In your case... that's a moot point. Your're the poster child for just learning to recognize/write in a haphazard way just to understand and write just enough to get your point across.

Draw/paing/etc. the characters large. Tie that set of gestural motions to the ASL equvalent.

Bonus: If you learn to write with a brush, you'll be able to read random hen-scratch handwriting and artsty calligraphy... just because the character in your mind is a gesture. Your mind will automatically look at that and draw it out in imaginary space and you'll know what that character is... just because you learned to write it with a brush.

That's just personal experience of me 'learning' Japanese and focusing in on the Chinese characters (hanzi/kanji) which are pretty much the same but different. AFAIAC, what I know if Chinese from perfectly cromulent English speaking native Chinese speakers learning Japanese... I'm not too terribly far off the mark.

Here's the thing... If you learn Calligraphy at a gross(large) enough scale, the 'character means something' and 'character is a set of movements through space'... adding an ASL gesture is easy.
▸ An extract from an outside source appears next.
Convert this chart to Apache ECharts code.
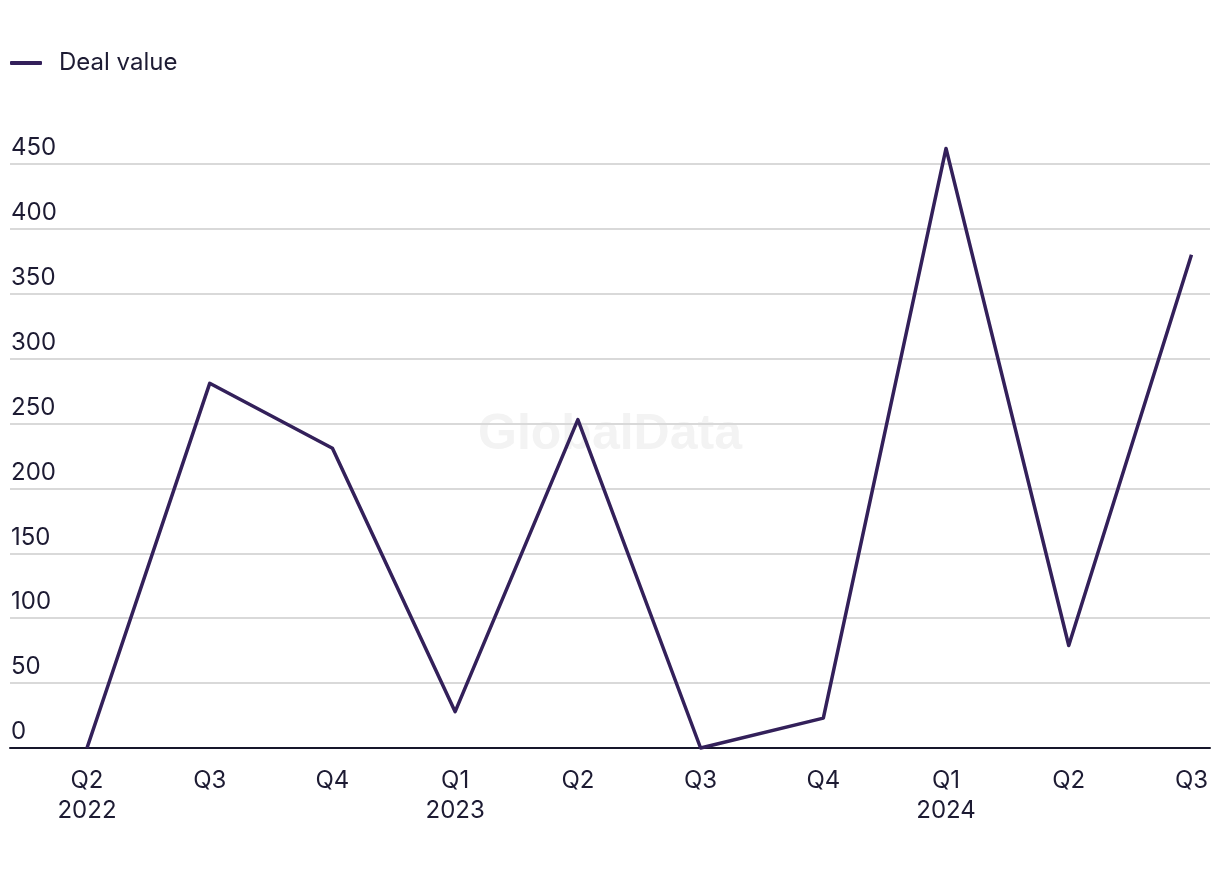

My ASL is only remembering 'boy' and 'girl', but drawing the character for boy in the air and following it up with the ASL for 'boy' is just like a few extra strokes (it's all a gesture), it's just that actually reading/writing is confined to using a pen/pencil on ruled paper instead of the large movements one would make painting the character large. (shoulder and elbow, not wrist and fingers).